What are MAG Side and PTO Side On a Jet Ski? [Explained]
Are you wondering what MAG Side and PTO Side mean on a jet ski engine? In a nutshell, the meaning of these acronyms are as follows:
- MAG Side: MAG stands for “Magneto” (refers to the front side of the engine)
- PTO Side: PTO stands for “Power Take Off” (refers to the rear side of the engine)
If you want to find out more about this topic, keep reading. We at JetDrift have compiled all you need to know into this post!
What are MAG Side and PTO Side On a Jet Ski?
If you read about jet ski engines, you will often come across the following terms “MAG” and “PTO” sides. These terms actually characterize the two sides of the engine.
The term PTO here stands for: “Power Take Off,” which refers to the rear side of the engine. As the name suggests, this is where engine power takes off from the crankshaft.
As a rule of thumb, jet ski engines are always mounted longitudinally, with the PTO side facing back. This is because jet skis feature a “direct drive system,” meaning that engine power is transferred directly towards the impeller with a driveshaft.
(Sea-Doos feature a one-piece driveshaft sealed by a carbon ring, while Yamaha and Kawasaki jet skis have a two-piece driveshaft attached to the crankshaft via a coupler.)
To make this connection as simple as possible, the crankshaft on jet skis must point towards the jet pump. This is why on jet skis the crankshaft side (a.k.a. PTO side) of the engine is always facing towards the stern of the vessel.
In contrast, the MAG side is the front side of the engine.
The term “MAG” stand for Magneto, which refers to the flywheel magneto. This unit is actually the jet ski’s generator, providing electricity for the ignition and the electrical system.
Since the flywheel is also driven by the crankshaft, it has to be placed on the opposite side of the PTO side.
This is why the magneto “MAG” side where the electricity is generated always refers to the front side of each jet ski engine.
What are MAG and PTO Cylinders on a Jet Ski?
For easier identification, these terms (Mag and PTO) are also used to identify the cylinders and the carburetors on twin jet ski engines.
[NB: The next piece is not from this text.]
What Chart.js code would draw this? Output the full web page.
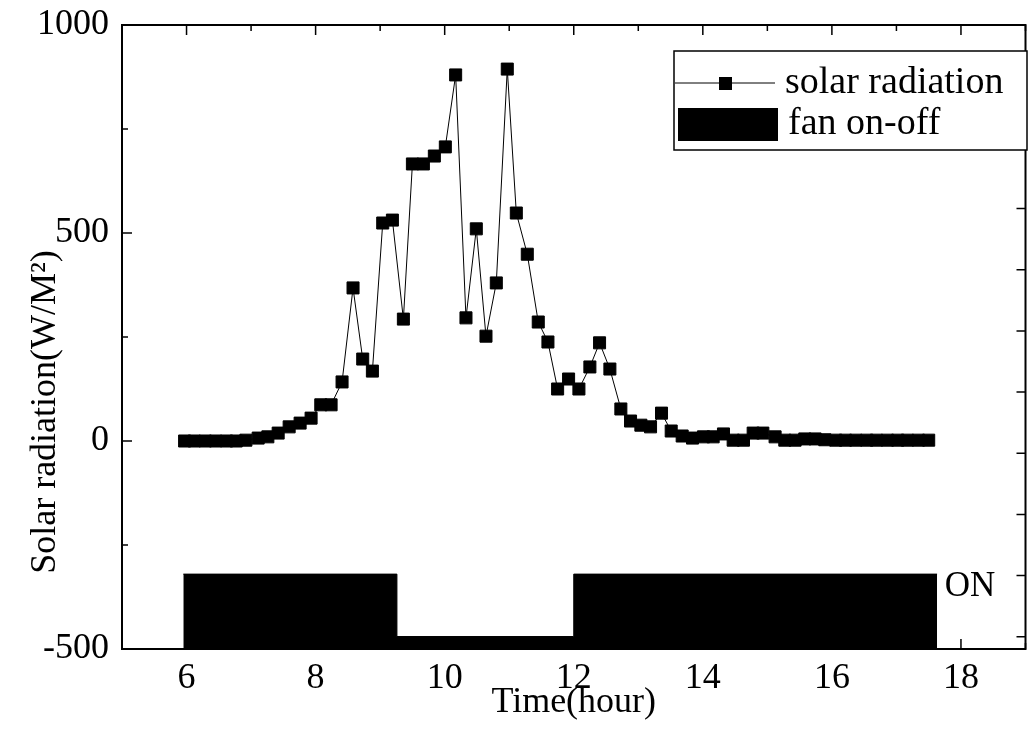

The general rule is that the PTO cylinder refers to the rear cylinder, while the first cylinder is the MAG cylinder. Keeping with the same analogy, the carburetors can also be referred to as “MAG side carb” and “PTO site carb.”
Please note that these terms are inherited from vintage jet skis, which were typically powered by 2-stroke, 2-cylinder engines. (They also featured one or two carbs depending on the model.)
In contrast, today’s jet skis are powered by 3 or 4-cylinder, 4-stroke engines, so these terms are no longer really used for the cylinders and carburetors.
As a takeaway, we’ve answered the most common questions on this topic.
What Does PTO Stand for on a Jet Ski?
PTO on a jet ski stands for “Power Take Off.”
What Does MAG Stand for on a Jet Ski?
MAG on a jet ski stands for “Magneto.”
What are PTO Side and MAG Side On a Jet Ski?
The PTO (Power Take Off) is the rear side the engine where the crankshaft transmits power to the driveshaft. In contrast, the MAG side is the front side were the flywheel magneto is attached to the engine. These terms are also commonly used for identifying the cylinders and the carburetors on vintage 2-cylinder jet ski engines.